Aussitôt après avoir installé le camp et avoir monté le théodolite, je reçus quelques indiens qui venaient voir le chrétien. Pour le moment, il n’y avait pas grand danger ; l’instrument leur inspirait du respect, car ils le considéraient comme une arme puissante, et, en outre, mon armée de cinq hommes montait tour à tour la garde sur la hauteur, le remington à l’épaule, car nous nous trouvions à une journée et demie des tolderias de Shaihueque. Je suis resté là jusqu’au 22 janvier, ayant effectué, le 20, une reconnaissance à la source du Limay que je connaissais depuis son embouchure dans l’Atlantique. Ce grand fleuve du sud nait à 728 mètres[1] au-dessus du niveau de la mer, et se lance avec une grande rapidité dans un canal de cent mètres de large.

Au pied de l’esplanade, où abondent les fraises, entourée de bois élevés et de la végétation qui s’étend jusqu’au lac, la rive est couverte de grands blocs erratiques mollement caressés par les eaux paisibles, mais contre lesquels se brisent avec fracas les vagues les jours d’ouragan.

Les eaux du lac sont d’un bleu obscur au centre, comme celles du lac de Genève, azurées, d’un blanc opaque, puis couleur d’argent liquide prés de la plage où miroitent les paillettes de mica et le quartz blanc cristallin.

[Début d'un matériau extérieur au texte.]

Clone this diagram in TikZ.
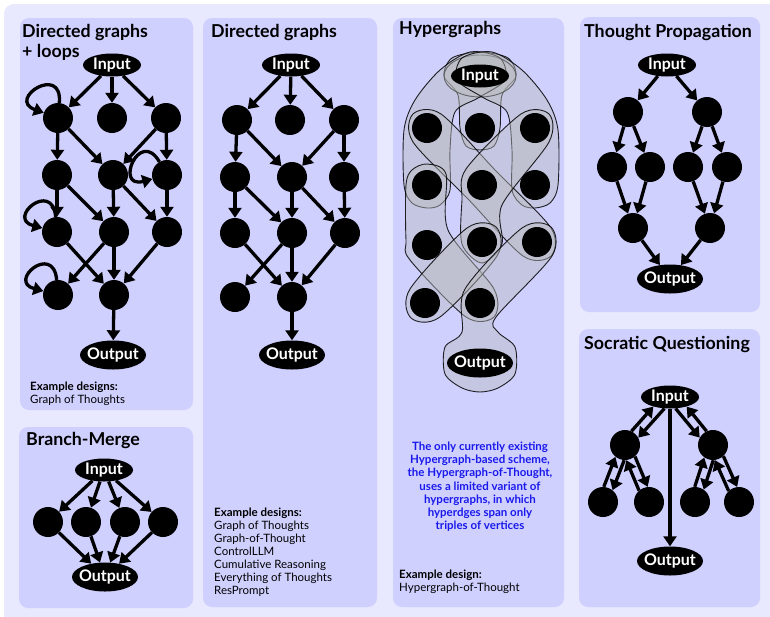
\documentclass[tikz,border=0pt]{standalone}
\usepackage{fontspec}
\setmainfont{Lato}
\usetikzlibrary{arrows.meta,shapes.geometric}

\definecolor{outerbg}{RGB}{232,232,255}
\definecolor{panelbg}{RGB}{208,208,255}
\definecolor{hyperfill}{RGB}{185,188,190}
\definecolor{noteblue}{RGB}{25,25,235}

\tikzset{
  panel/.style={fill=panelbg, rounded corners=9pt},
  vert/.style={circle, fill=black, minimum size=30pt, inner sep=0pt},
  inbox/.style={ellipse, fill=black, text=white, font=\bfseries\fontsize{16}{16}\selectfont, minimum width=58pt, minimum height=23pt, inner xsep=-20pt, inner ysep=-10pt},
  outbox/.style={inbox, minimum width=66pt, minimum height=29pt},
  arr/.style={line width=3.3pt, -{Triangle[length=10pt,width=13pt]}},
  selfloop/.style={arr, looseness=5.5},
  title/.style={anchor=base west, font=\bfseries\fontsize{17.8}{20}\selectfont, inner sep=0pt, align=left},
  designs/.style={anchor=north west, font=\fontsize{11.5}{13}\selectfont, inner sep=0pt, align=left},
  hyper/.style={fill=hyperfill, fill opacity=0.45, draw=black, draw opacity=0.85, line width=0.9pt},
}

\begin{document}
\begin{tikzpicture}[x=1pt,y=-1pt]
    \useasboundingbox (0,0) rectangle (770,616);
    \clip (0,0) rectangle (770,616);
    \fill[outerbg, rounded corners=10pt] (4,4) rectangle (790,636);

    % panels
    \fill[panel] (20,18) rectangle (193,410);
    \fill[panel] (19,427) rectangle (193,608);
    \fill[panel] (203,18) rectangle (377,607);
    \fill[panel] (393,18) rectangle (564,607);
    \fill[panel] (580,17) rectangle (760,312);
    \fill[panel] (579,329) rectangle (760,607);

    % titles
    \node[title, anchor=north west] (t1) at (22,24) {Directed graphs\\+ loops};
    \node[title] (t2) at (211,37) {Directed graphs};
    \node[title] (t3) at (399,34) {Hypergraphs};
    \node[title] (t4) at (584,37) {Thought Propagation};
    \node[title] (t5) at (584,349) {Socratic Questioning};
    \node[title] (t6) at (26,445) {Branch-Merge};

    % directed graphs + loops
    \node[inbox] (Lin) at (112,65) {Input};
    \node[vert] (L11) at (58,118) {};
    \node[vert] (L12) at (112,118) {};
    \node[vert] (L13) at (166,118) {};
    \node[vert] (L21) at (57,175) {};
    \node[vert] (L22) at (113,175) {};
    \node[vert] (L23) at (167,175) {};
    \node[vert] (L31) at (57,232) {};
    \node[vert] (L32) at (114,232) {};
    \node[vert] (L33) at (167,232) {};
    \node[vert] (L41) at (58,295) {};
    \node[vert] (L42) at (114,295) {};
    \node[outbox] (Lout) at (113,355) {Output};

    % directed graphs
    \node[inbox] (Din) at (291,65) {Input};
    \node[vert] (D11) at (237,120) {};
    \node[vert] (D12) at (290,120) {};
    \node[vert] (D13) at (344,120) {};
    \node[vert] (D21) at (235,177) {};
    \node[vert] (D22) at (292,177) {};
    \node[vert] (D23) at (344,177) {};
    \node[vert] (D31) at (235,233) {};
    \node[vert] (D32) at (292,233) {};
    \node[vert] (D33) at (345,233) {};
    \node[vert] (D41) at (235,297) {};
    \node[vert] (D42) at (292,297) {};
    \node[outbox] (Dout) at (292,355) {Output};

    \foreach \p in {L,D}
        \foreach \a/\b in {in/11,in/12,in/13,11/21,11/22,13/22,13/23,21/31,21/32,22/32,22/33,23/33,31/42,32/41,32/42,33/42,42/out}
            \draw[arr] (\p\a) -- (\p\b);

    \draw[selfloop] (L11) to[out=85,in=160] (L11);
    \draw[selfloop] (L23) to[out=120,in=195] (L23);
    \draw[selfloop] (L31) to[out=95,in=165] (L31);
    \draw[selfloop] (L41) to[out=95,in=165] (L41);

    % hyperedges
    \draw[hyper] plot [smooth cycle] coordinates {(480,52) (508,58) (516,76) (502,95) (500,128) (494,146) (480,150) (466,146) (460,128) (458,95) (444,76) (452,58)};
    \draw[hyper] (480,76) ellipse [x radius=36, y radius=21];
    \draw[hyper] plot [smooth cycle] coordinates {(470,52) (500,58) (505,80) (478,98) (455,112) (450,150) (450,190) (440,205) (427,208) (412,203) (404,185) (404,130) (415,100) (440,70)};
    \draw[hyper] plot [smooth cycle] coordinates {(492,52) (462,58) (457,80) (484,98) (507,112) (512,150) (512,190) (522,205) (535,208) (550,203) (558,185) (558,130) (547,100) (522,70)};
    \draw[hyper] plot [smooth cycle] coordinates {(441,114) (496,171) (551,228) (551,256) (523,256) (468,199) (413,142) (413,114)};
    \draw[hyper] plot [smooth cycle] coordinates {(549,114) (521,114) (466,169) (462,200) (462,244) (482,263) (502,244) (502,205) (549,142)};
    \draw[hyper] plot [smooth cycle] coordinates {(427,164) (446,174) (448,230) (494,289) (494,317) (466,317) (410,260) (406,240) (406,185) (412,170)};
    \draw[hyper] plot [smooth cycle] coordinates {(496,227) (497,256) (440,317) (411,318) (410,289) (467,228)};
    \draw[hyper] plot [smooth cycle] coordinates {(551,227) (552,256) (496,317) (498,332) (515,347) (515,374) (498,388) (480,392) (462,388) (445,374) (445,347) (462,332) (465,289) (522,228)};

    % hypergraph vertices
    \node[inbox] (Hin) at (480,76) {Input};
    \node[vert] (H11) at (427,128) {};
    \node[vert] (H12) at (480,128) {};
    \node[vert] (H13) at (535,128) {};
    \node[vert] (H21) at (427,185) {};
    \node[vert] (H22) at (482,185) {};
    \node[vert] (H23) at (535,185) {};
    \node[vert] (H31) at (427,245) {};
    \node[vert] (H32) at (482,242) {};
    \node[vert] (H33) at (537,242) {};
    \node[vert] (H41) at (425,303) {};
    \node[vert] (H42) at (480,303) {};
    \node[outbox] (Hout) at (480,363) {Output};

    % thought propagation
    \node[inbox] (Tin) at (667,65) {Input};
    \node[vert] (T11) at (628,112) {};
    \node[vert] (T12) at (707,112) {};
    \node[vert] (T21) at (612,167) {};
    \node[vert] (T22) at (650,167) {};
    \node[vert] (T23) at (688,167) {};
    \node[vert] (T24) at (727,167) {};
    \node[vert] (T31) at (633,228) {};
    \node[vert] (T32) at (710,228) {};
    \node[outbox] (Tout) at (670,279) {Output};
    \foreach \a/\b in {in/11,in/12,11/21,11/22,12/23,12/24,21/31,22/31,23/32,24/32,31/out,32/out}
        \draw[arr] (T\a) -- (T\b);

    % socratic questioning
    \node[inbox] (Sin) at (670,397) {Input};
    \node[vert] (S1) at (625,445) {};
    \node[vert] (S2) at (713,445) {};
    \node[vert] (S11) at (603,502) {};
    \node[vert] (S12) at (649,502) {};
    \node[vert] (S21) at (695,502) {};
    \node[vert] (S22) at (739,502) {};
    \node[outbox] (Sout) at (670,561) {Output};
    \draw[arr] (S11.87) -- (S1.231);
    \draw[arr] (S1.267) -- (S11.51);
    \draw[arr] (S12.131) -- (S1.275);
    \draw[arr] (S1.311) -- (S12.95);
    \draw[arr] (S21.91) -- (S2.235);
    \draw[arr] (S2.271) -- (S21.55);
    \draw[arr] (S22.133) -- (S2.277);
    \draw[arr] (S2.313) -- (S22.97);
    \draw[arr] (S1.65) -- (Sin.210);
    \draw[arr] (Sin.244) -- (S1.29);
    \draw[arr] (S2.115) -- (Sin.330);
    \draw[arr] (Sin.296) -- (S2.151);
    \draw[arr] (Sin) -- (Sout);

    % branch-merge
    \node[inbox] (Bin) at (104,470) {Input};
    \node[vert] (B1) at (48,522) {};
    \node[vert] (B2) at (86,522) {};
    \node[vert] (B3) at (125,522) {};
    \node[vert] (B4) at (163,522) {};
    \node[outbox] (Bout) at (105,577) {Output};
    \foreach \i in {1,...,4} {
        \draw[arr] (Bin) -- (B\i);
        \draw[arr] (B\i) -- (Bout);
    }

    % example designs
    \node[designs] (x1) at (30,382) {\textbf{Example designs:}\\Graph of Thoughts};
    \node[designs] (x2) at (214,508) {\textbf{Example designs:}\\Graph of Thoughts\\Graph-of-Thought\\ControlLLM\\Cumulative Reasoning\\Everything of Thoughts\\ResPrompt};
    \node[designs] (x3) at (399,570) {\textbf{Example design:}\\Hypergraph-of-Thought};
    \node[designs, anchor=north, align=center, text=noteblue, font=\bfseries\fontsize{11.5}{13.1}\selectfont] (note) at (480,442)
        {The only currently existing\\Hypergraph-based scheme,\\the Hypergraph-of-Thought,\\uses a limited variant of\\hypergraphs, in which\\hyperdges span only\\triples of vertices};
\end{tikzpicture}
\end{document}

Les petits torrents qui naissent sous bois, parmi les racines des vieux troncs et qui descendent en pente raide, servent, avec les arbres qui les ombragent, de petits enclos de propriétés où les valdiviens avaient construit leurs chaumières à l’abri des élégants maitenes.

Vers le nord-est, en suivant les rives lacustres, l’ancienne moraine s’infléchit à l’est, en laissant un marécage traversé par des rangées d’arbres. C’est une plaine sablonneuse, de formation récente, recouverte de blocs erratiques et qui s’est formée des détritus que la rivière Ñirehuau, qui la traversé, a entrainés des montagnes voisines. Cette rivière, de cinquante mètres de large, et très bien ombragée, descend d’une gorge obscure dominée par de grands rochers à pic, de deux cents mètres de hauteur, et couronnés par des cyprès pointus obscurs

  1. D’après mes observations de 1880 ; mais celles du dernier voyage, effectuées dans la station météorologique, placée sous la direction de M. Bernichan, ont donné 740 mètres.